Trinh was indicted by a federal grand jury in Florida on November 1, 2012, and charged with Conspiracy to violate the Lacey Act. On May 23, 2013, Trinh was indicted by a federal grand jury in California, and charged with Wire Fraud and Lacey Act violations.
The sentence was handed down by The Honorable Richard Seeborg, United States District Court Judge, following a guilty plea on three counts of violating the Lacey Act, in violation of 16 U.S.C. § 3372(a)(2)(A), six counts of Wire Fraud, in violation of 18 U.S.C. § 1343, and Conspiracy, in violation of 18 U.S.C. § 371. Judge Seeborg sentenced the defendant to three years of probation with 5 months home detention, and ordered him to pay a $10,000 fine to the Lacey Act Reward Fund, which provides money to those who provide information leading to an arrest or criminal conviction for a violation of the Lacey Act. Judge Seeborg also ordered the defendant to pay $14,400 in restitution: $5,400 to be paid to the California Academy of Sciences, and $9,000 to be paid to the National Fish and Wildlife Foundation, created by Congress to protect and restore fish and wildlife and their habitats. Trinh was also ordered to forfeit his truck and fishing vessel, and ordered to relinquish all rights he has to any state fishing, hunting or other wildlife collecting licenses.

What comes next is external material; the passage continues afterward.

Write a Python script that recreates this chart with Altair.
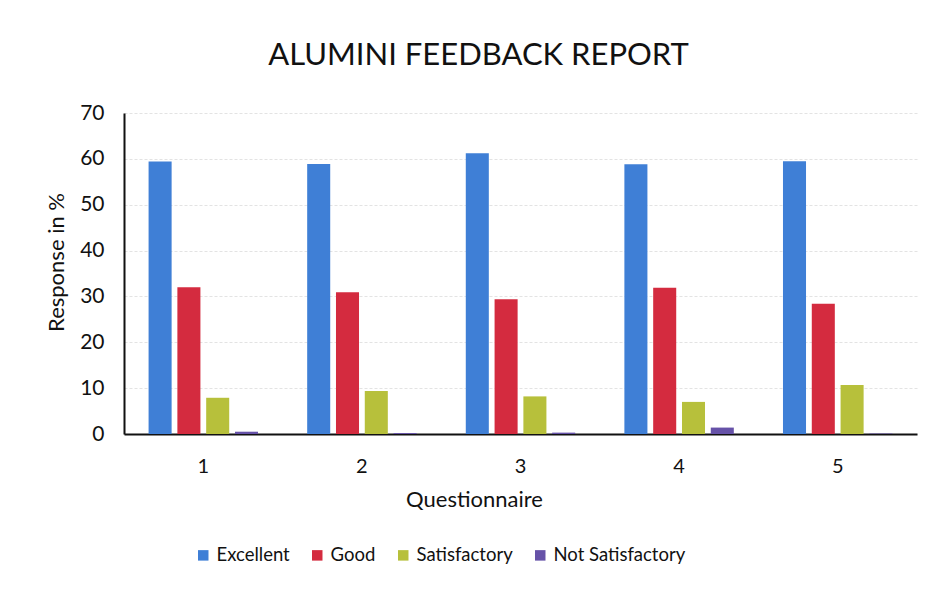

Northern District of California AUSA Maureen Bessette and Southern District of Florida AUSA Thomas A. Watts-Fitzgerald prosecuted the case with the assistance of Janice Pagsanjan. The prosecution is the result of a two year investigation by the U.S. Fish & Wildlife Service and the National Oceanic and Atmospheric Administration Office of Law Enforcement.